Start of Dataset rows
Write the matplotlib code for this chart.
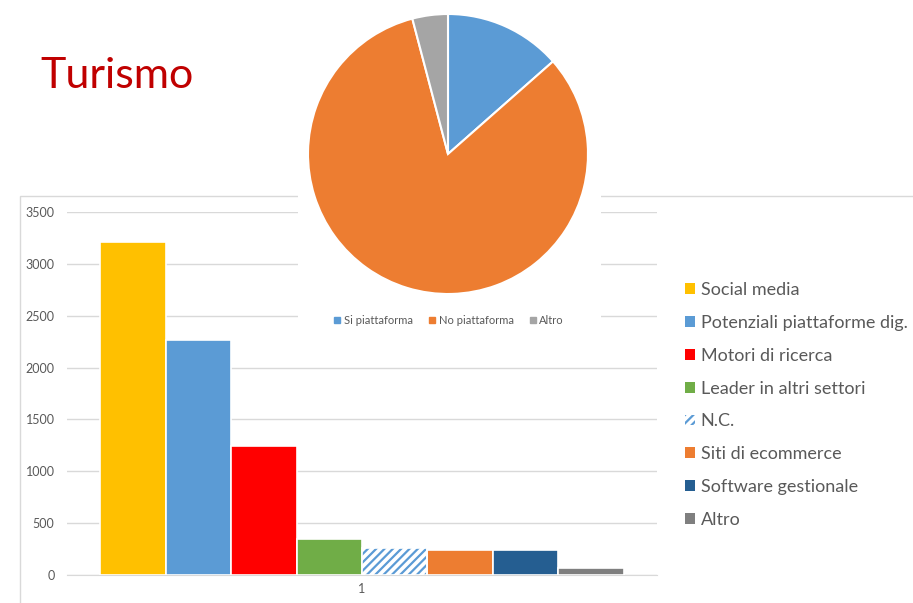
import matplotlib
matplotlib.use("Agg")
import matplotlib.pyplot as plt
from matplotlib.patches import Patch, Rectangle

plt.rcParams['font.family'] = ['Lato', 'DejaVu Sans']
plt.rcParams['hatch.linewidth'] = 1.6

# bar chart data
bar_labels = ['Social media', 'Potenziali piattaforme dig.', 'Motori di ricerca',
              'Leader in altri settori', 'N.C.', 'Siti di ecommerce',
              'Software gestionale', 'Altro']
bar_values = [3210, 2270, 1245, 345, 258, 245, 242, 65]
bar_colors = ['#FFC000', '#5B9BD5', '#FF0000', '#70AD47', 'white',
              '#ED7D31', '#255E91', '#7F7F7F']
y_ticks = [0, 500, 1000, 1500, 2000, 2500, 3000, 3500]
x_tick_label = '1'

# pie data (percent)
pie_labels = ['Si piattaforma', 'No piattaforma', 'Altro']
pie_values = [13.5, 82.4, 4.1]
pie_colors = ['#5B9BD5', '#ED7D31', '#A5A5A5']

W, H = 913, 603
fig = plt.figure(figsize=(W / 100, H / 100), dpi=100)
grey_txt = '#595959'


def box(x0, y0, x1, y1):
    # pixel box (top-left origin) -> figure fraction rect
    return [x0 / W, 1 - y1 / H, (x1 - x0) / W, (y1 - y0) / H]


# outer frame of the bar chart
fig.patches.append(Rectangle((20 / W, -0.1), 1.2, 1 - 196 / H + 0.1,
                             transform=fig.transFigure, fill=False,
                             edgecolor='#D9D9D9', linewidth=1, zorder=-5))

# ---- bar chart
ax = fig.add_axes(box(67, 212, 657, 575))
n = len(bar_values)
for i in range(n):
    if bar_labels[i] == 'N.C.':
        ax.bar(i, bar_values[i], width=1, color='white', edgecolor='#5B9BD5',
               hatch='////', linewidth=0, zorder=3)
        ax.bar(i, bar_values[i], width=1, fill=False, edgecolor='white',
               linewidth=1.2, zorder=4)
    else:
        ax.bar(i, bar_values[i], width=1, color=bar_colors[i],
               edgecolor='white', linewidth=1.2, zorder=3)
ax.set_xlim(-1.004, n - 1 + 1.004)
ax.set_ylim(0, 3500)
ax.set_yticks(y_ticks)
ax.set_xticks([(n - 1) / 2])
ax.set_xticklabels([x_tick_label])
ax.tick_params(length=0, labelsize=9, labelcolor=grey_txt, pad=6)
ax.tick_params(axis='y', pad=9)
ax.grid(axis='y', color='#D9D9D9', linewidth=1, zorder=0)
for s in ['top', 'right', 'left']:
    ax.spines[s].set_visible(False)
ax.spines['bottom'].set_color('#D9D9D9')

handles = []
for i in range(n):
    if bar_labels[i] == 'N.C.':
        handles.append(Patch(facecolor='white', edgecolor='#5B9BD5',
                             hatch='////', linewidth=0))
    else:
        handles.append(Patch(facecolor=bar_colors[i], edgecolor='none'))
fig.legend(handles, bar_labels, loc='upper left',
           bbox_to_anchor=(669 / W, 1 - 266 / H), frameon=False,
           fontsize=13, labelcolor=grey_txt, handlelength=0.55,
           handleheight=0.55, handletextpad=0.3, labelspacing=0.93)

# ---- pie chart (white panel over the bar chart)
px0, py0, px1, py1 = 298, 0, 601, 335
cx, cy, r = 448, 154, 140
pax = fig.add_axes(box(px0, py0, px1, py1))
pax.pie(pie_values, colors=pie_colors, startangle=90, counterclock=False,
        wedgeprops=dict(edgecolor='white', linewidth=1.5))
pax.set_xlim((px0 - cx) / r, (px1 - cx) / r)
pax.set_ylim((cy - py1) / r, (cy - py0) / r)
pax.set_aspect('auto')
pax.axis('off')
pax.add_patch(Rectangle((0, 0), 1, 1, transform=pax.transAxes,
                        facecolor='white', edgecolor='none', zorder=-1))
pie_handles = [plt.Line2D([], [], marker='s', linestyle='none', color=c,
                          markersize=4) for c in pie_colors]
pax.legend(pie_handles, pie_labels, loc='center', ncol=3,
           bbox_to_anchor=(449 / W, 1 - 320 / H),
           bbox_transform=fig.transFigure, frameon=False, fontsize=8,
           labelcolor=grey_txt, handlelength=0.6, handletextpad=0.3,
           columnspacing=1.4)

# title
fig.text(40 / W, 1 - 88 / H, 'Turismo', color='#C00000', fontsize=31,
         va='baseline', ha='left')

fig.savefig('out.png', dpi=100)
End of Dataset rows
Start of Dataset rows
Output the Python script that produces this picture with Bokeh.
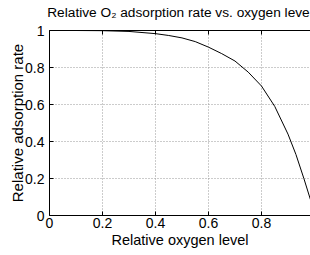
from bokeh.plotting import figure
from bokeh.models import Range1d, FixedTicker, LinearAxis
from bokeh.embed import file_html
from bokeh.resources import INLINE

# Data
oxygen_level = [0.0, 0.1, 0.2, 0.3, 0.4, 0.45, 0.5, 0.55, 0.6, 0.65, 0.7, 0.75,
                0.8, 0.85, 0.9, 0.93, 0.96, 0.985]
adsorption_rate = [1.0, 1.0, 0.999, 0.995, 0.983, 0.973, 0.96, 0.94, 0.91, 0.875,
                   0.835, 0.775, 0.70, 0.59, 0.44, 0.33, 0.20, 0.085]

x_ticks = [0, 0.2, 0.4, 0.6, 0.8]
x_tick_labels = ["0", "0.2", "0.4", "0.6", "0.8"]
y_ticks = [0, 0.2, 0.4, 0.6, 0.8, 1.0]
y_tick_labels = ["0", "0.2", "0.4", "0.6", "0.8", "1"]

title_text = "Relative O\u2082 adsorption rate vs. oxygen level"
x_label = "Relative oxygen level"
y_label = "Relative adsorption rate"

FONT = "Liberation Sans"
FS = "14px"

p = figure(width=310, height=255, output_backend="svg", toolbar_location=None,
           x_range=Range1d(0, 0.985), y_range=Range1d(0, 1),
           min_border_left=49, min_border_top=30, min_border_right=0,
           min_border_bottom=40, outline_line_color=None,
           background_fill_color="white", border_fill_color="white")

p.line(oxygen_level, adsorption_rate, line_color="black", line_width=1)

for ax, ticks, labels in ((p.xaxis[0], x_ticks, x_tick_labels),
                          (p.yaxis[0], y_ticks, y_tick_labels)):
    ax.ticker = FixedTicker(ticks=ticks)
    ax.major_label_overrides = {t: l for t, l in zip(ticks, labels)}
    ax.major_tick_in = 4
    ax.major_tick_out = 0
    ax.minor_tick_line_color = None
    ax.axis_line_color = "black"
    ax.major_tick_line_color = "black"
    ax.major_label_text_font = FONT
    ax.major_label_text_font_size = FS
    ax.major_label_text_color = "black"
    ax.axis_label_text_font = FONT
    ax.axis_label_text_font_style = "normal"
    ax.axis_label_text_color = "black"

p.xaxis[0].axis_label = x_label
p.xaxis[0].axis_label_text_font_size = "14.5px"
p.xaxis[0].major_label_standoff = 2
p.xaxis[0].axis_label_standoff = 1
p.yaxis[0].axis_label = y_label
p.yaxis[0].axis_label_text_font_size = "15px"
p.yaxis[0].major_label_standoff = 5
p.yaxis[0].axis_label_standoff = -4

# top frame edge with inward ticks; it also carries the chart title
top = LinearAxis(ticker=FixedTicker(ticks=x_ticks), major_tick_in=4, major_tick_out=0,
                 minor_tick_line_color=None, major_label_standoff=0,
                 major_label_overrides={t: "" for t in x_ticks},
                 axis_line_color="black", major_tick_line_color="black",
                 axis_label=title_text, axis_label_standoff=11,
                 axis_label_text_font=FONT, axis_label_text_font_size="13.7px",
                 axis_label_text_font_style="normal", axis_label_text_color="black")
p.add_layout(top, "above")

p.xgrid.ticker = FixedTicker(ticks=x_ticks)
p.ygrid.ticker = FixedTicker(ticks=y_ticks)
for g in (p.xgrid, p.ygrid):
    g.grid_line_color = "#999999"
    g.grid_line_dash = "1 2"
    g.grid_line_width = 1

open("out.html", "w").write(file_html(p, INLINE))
End of Dataset rows
= Exercise instructions =
Copy nothing but the lines above that run from the one with "Output the Python" to the one with "0.835, 0.775, 0.70, 0.59, 0.44, 0.33, 0.20, 0.085]", ends included; pictures stay out.

= Solution to this exercise =
Output the Python script that produces this picture with Bokeh.
from bokeh.plotting import figure
from bokeh.models import Range1d, FixedTicker, LinearAxis
from bokeh.embed import file_html
from bokeh.resources import INLINE

# Data
oxygen_level = [0.0, 0.1, 0.2, 0.3, 0.4, 0.45, 0.5, 0.55, 0.6, 0.65, 0.7, 0.75,
                0.8, 0.85, 0.9, 0.93, 0.96, 0.985]
adsorption_rate = [1.0, 1.0, 0.999, 0.995, 0.983, 0.973, 0.96, 0.94, 0.91, 0.875,
                   0.835, 0.775, 0.70, 0.59, 0.44, 0.33, 0.20, 0.085]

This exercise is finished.